El gozo y la paz son los regalos que trae el Señor para sus discípulos y expresión de la nueva vida que comienza. Jesús saluda a sus discípulos sobre la base de esta paz que proclama, y los envía al mundo para que continúen la misión que Él ha recibido del Padre: se trata de predicar en el mundo el evangelio de la reconciliación.

Por otra parte, hoy tenemos —además— la escena de Tomás, el discípulo que representa a todos los que progresan lentamente y entre crisis, hacia la fe auténtica. Jesús, aunque reservando una bienaventuranza particular para los que creen sin haber visto, acepta conceder una ulterior prueba al discípulo vacilante.
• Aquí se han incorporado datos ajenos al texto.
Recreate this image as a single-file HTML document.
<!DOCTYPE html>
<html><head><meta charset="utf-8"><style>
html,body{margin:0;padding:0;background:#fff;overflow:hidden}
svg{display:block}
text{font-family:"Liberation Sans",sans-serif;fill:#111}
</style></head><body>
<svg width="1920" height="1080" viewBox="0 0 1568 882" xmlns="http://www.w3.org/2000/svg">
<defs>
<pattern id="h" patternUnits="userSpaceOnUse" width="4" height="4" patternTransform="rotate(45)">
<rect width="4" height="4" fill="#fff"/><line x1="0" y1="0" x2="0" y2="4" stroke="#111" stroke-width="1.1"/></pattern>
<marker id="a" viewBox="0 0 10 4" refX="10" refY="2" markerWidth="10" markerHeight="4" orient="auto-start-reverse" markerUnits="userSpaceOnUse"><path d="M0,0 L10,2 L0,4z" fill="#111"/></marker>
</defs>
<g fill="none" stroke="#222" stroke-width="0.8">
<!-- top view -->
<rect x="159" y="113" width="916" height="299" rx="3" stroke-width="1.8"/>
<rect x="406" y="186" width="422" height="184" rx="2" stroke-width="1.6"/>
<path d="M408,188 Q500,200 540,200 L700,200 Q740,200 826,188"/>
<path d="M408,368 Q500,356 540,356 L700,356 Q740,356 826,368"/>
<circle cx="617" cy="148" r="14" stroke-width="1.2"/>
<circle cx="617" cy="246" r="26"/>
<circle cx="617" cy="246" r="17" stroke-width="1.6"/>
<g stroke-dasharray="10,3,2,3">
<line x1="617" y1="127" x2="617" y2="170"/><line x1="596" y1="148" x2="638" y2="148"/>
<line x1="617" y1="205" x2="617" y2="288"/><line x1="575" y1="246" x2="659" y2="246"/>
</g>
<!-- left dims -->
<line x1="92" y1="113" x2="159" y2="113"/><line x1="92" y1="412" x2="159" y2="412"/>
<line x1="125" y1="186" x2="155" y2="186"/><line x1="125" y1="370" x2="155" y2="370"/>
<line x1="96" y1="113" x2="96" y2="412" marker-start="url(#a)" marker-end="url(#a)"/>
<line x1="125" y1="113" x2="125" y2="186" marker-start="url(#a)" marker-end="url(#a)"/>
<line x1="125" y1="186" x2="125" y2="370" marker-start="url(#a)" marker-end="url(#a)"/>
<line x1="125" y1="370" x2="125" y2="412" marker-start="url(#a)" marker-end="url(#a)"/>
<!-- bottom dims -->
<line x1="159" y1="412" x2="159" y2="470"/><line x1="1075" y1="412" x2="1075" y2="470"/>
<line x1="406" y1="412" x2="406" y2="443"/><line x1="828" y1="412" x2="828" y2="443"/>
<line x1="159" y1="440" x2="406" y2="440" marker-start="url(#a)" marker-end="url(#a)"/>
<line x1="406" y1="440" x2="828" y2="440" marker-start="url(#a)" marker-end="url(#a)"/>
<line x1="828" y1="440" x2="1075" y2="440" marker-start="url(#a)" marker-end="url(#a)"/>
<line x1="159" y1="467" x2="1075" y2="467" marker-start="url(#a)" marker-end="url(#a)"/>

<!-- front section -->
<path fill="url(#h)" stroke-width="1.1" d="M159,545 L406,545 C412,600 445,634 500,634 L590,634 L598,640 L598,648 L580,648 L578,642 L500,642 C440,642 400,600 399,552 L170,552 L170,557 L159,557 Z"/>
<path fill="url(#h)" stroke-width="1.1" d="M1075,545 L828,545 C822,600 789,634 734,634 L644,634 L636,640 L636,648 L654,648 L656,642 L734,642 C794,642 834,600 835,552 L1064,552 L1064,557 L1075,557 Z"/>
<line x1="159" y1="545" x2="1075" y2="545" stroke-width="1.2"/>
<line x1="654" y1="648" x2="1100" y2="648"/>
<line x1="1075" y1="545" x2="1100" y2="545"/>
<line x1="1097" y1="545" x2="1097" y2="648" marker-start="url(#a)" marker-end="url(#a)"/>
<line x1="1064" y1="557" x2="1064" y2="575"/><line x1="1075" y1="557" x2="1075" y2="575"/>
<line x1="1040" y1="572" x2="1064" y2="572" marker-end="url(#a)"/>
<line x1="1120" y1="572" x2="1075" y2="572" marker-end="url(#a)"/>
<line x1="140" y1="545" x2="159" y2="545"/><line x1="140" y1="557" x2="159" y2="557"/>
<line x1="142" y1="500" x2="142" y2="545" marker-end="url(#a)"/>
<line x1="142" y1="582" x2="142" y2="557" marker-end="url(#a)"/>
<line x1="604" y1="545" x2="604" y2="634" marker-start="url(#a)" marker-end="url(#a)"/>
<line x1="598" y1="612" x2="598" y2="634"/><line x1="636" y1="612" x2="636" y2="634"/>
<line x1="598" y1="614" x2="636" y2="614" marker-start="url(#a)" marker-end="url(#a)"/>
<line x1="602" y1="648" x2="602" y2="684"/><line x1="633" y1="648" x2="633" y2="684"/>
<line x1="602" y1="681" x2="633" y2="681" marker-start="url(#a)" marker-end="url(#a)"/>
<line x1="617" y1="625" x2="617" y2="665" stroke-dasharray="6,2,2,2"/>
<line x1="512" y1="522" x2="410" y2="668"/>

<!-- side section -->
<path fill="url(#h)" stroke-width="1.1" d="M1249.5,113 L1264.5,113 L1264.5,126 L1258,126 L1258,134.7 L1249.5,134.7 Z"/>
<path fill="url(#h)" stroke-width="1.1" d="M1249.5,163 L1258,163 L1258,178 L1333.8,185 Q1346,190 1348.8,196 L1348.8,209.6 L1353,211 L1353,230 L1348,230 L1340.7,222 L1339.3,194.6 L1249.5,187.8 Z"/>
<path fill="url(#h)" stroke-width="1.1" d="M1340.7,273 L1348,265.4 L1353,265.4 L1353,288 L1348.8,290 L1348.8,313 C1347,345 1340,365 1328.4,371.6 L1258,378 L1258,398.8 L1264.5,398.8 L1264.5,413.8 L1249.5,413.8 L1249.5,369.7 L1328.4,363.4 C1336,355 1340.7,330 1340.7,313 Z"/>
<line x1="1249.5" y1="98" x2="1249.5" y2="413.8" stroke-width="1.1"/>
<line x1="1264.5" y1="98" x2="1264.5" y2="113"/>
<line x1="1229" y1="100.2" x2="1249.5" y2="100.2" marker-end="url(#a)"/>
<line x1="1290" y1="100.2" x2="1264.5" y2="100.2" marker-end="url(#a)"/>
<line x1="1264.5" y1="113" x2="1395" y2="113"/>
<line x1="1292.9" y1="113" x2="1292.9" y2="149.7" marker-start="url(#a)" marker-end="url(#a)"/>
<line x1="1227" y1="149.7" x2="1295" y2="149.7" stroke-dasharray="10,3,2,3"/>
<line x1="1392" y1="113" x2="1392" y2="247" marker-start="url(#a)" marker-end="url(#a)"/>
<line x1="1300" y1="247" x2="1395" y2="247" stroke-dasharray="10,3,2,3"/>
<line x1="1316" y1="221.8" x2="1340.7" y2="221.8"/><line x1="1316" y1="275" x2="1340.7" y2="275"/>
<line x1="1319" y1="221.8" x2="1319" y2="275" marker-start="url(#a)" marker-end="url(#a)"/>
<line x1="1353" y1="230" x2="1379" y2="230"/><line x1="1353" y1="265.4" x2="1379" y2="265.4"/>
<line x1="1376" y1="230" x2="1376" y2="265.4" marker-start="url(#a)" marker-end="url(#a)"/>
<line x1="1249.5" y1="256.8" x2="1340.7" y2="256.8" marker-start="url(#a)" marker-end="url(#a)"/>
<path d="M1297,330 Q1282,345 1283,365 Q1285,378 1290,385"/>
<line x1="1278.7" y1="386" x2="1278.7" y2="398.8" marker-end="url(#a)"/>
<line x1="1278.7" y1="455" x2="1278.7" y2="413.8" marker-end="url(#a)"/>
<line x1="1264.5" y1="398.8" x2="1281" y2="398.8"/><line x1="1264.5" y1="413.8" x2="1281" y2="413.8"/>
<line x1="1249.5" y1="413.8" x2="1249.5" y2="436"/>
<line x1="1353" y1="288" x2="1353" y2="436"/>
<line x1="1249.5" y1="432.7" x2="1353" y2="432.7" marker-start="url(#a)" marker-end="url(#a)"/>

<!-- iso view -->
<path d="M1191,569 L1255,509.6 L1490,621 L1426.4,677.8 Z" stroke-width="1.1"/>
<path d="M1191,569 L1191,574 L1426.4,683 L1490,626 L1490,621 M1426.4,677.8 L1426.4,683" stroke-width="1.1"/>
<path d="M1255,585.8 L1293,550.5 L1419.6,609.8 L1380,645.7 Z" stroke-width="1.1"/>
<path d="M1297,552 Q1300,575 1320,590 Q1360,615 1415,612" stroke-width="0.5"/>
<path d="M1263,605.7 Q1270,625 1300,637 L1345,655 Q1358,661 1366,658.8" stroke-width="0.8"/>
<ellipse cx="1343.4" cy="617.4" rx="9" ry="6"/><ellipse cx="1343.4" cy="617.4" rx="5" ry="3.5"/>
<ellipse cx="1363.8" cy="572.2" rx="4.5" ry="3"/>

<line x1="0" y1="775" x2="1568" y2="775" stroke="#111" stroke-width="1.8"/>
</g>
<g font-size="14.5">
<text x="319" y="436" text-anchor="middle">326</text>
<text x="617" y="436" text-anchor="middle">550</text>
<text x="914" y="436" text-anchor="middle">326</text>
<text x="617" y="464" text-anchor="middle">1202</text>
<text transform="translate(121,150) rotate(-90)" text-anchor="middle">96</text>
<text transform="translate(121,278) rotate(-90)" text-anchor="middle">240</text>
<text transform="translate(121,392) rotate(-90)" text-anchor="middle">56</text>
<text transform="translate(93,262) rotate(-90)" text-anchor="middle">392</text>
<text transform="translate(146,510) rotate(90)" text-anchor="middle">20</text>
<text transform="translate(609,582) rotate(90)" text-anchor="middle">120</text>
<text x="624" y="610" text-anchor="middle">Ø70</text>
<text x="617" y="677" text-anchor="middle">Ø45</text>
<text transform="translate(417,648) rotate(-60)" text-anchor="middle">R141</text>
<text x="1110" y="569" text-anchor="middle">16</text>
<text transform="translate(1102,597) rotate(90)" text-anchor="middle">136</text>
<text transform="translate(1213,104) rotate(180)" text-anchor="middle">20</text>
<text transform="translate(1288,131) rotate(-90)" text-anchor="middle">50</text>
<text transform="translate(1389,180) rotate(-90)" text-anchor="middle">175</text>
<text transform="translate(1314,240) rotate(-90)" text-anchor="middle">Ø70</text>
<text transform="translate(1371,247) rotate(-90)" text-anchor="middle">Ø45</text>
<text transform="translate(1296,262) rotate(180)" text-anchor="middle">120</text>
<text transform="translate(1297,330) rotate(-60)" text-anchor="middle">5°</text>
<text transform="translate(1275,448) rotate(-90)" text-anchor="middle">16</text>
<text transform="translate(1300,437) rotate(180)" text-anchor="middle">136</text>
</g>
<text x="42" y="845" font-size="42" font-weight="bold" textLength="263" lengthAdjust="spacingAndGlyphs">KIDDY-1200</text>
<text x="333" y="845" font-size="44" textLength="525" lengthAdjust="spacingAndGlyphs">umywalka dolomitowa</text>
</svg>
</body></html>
Porque la fe es una conquista fatigosa y a menudo desgarradora. La Iglesia proclama el anuncio pascual: “¡Hemos visto al Señor!”, pero con paciencia y humildad espera que el misterio de la libertad humana, iluminada por la gracia, pueda lenta y alegremente llegar a profesar su acto de fe: “¡Señor mío y Dios mío!”.

Este credo pascual es la síntesis esencial de la segunda gran virtud, la de la fe luminosa, a la que se puede llegar a través de caminos derechos y llanos, pero también a través de caminos tortuosos y oscuros, como el apóstol santo Tomás, hermano de todos los que tienen necesidad de ser conducidos a la luz por la mano de Cristo.

Canta la liturgia oriental: “Has venido entre nosotros, Señor, en la tarde de Pascua con las manos llenas de tus dones. Pero el don más precioso era tu perdón para que hijos siempre esperasen. Acudimos a Ti, Señor, en el día de la Pascua para recibir tu don y contigo resucitar a tu gloria”. Señor, yo confío en ti.